Unanswered comments do not quietly lapse between design review stages. When a drawing with open comments is included in a subsequent submission — whether because the drawing has been updated for other reasons or because the project has advanced to a later approval stage — the society will carry forward all unresolved comments from prior reviews. The new submission does not reset the comment record. The reviewer will expect to see dispositions on every prior open comment before they will process any new comments raised on the updated drawing. In practice this means that an office carrying open comments into a later stage faces a compounded review burden: the society must close the legacy comments and then assess the new revision, which extends the review timeline. The discipline lead who keeps the comment register current and closes comments promptly, cycle by cycle, is doing work that is invisible when it goes well and very visible when it does not.
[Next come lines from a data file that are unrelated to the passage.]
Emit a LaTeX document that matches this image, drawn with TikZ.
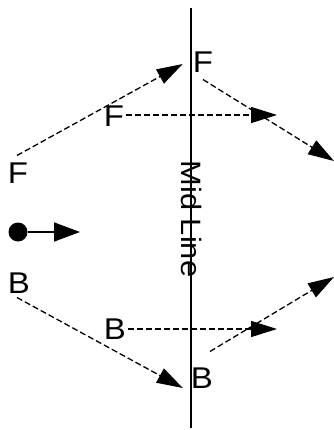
\documentclass[tikz,border=0pt]{standalone}
\usepackage{fontspec}
\setmainfont{Liberation Sans}
\usetikzlibrary{arrows.meta,calc}
\begin{document}
\begin{tikzpicture}[x=1pt,y=-1pt,
  lbl/.style={inner sep=0pt,font=\fontsize{30}{36}\selectfont},
  dasharrow/.style={line width=1.3pt,dash pattern=on 6pt off 3pt,-{Triangle[length=26pt,width=16pt]}},
  solidarrow/.style={line width=1.5pt,-{Triangle[length=26pt,width=19pt]}}]
\useasboundingbox (0,0) rectangle (333,430);
% mid line
\draw[line width=1.8pt] (191,8) coordinate (top) -- (191,428) coordinate (bot);
\node[inner sep=0pt,rotate=-90,font=\fontsize{28}{34}\selectfont] (mid) at (192,219) {\scalebox{1.1}[1]{Mid Line}};
% labels
\node[lbl] (F1) at (18,173) {\scalebox{1.1}[1]{F}};
\node[lbl] (F3) at (114,116) {\scalebox{1.1}[1]{F}};
\node[lbl] (F2) at (203,62) {\scalebox{1.1}[1]{F}};
\node[lbl] (B1) at (19,283) {\scalebox{1.1}[1]{B}};
\node[lbl] (B2) at (115,329) {\scalebox{1.1}[1]{B}};
\node[lbl] (B3) at (202,378) {\scalebox{1.1}[1]{B}};
% free ends
\coordinate (fR) at (277,115);
\coordinate (fD) at (334,161);
\coordinate (bR) at (277,329);
\coordinate (bU) at (334,277);
% dashed arrows
\draw[dasharrow] ([shift={(-1,-7)}]F1.north) -- ([shift={(-10,2)}]F2.west);
\draw[dasharrow] ([shift={(2,-1)}]F3.east) -- (fR);
\draw[dasharrow] ([shift={(0,7)}]F2.south) -- (fD);
\draw[dasharrow] ([shift={(-2,4)}]B1.south) -- ([shift={(-8,10)}]B3.west);
\draw[dasharrow] ([shift={(2,0)}]B2.east) -- (bR);
\draw[dasharrow] ([shift={(8,-16)}]B3.north) -- (bU);
% dot with arrow
\node[circle,fill=black,inner sep=0pt,minimum size=19pt] (dot) at (18,232) {};
\coordinate (dotR) at (80,232);
\draw[solidarrow] (dot.east) -- (dotR);
\end{tikzpicture}
\end{document}
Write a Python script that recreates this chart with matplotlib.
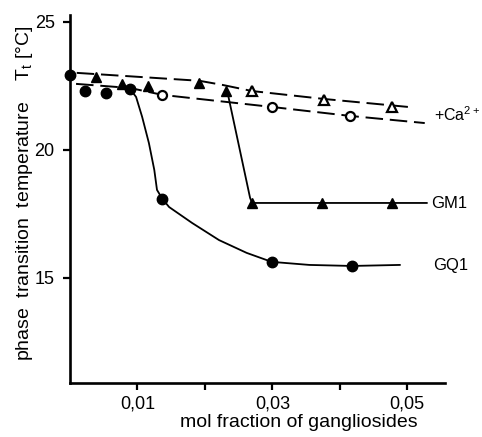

There is a dimension of disposition strategy that the mechanics above do not fully capture. An office that accepts every comment and revises sends a consistent signal to the reviewing surveyor: every comment was correct. An office that uses not-accepted dispositions precisely — backed by rule references, precedent, and a specific technical argument — builds a track record of successful challenges over time. That track record is not formally logged by the class society, but it is accumulated. Surveyors form views about the quality of the submissions they review and the rigour of the arguments they receive. An office that challenges weak comments and wins those challenges, project after project, earns a kind of technical standing that a flawless record of accepted comments does not. Principals who have watched both patterns play out across a career know which one produces better approval outcomes. So do the surveyors.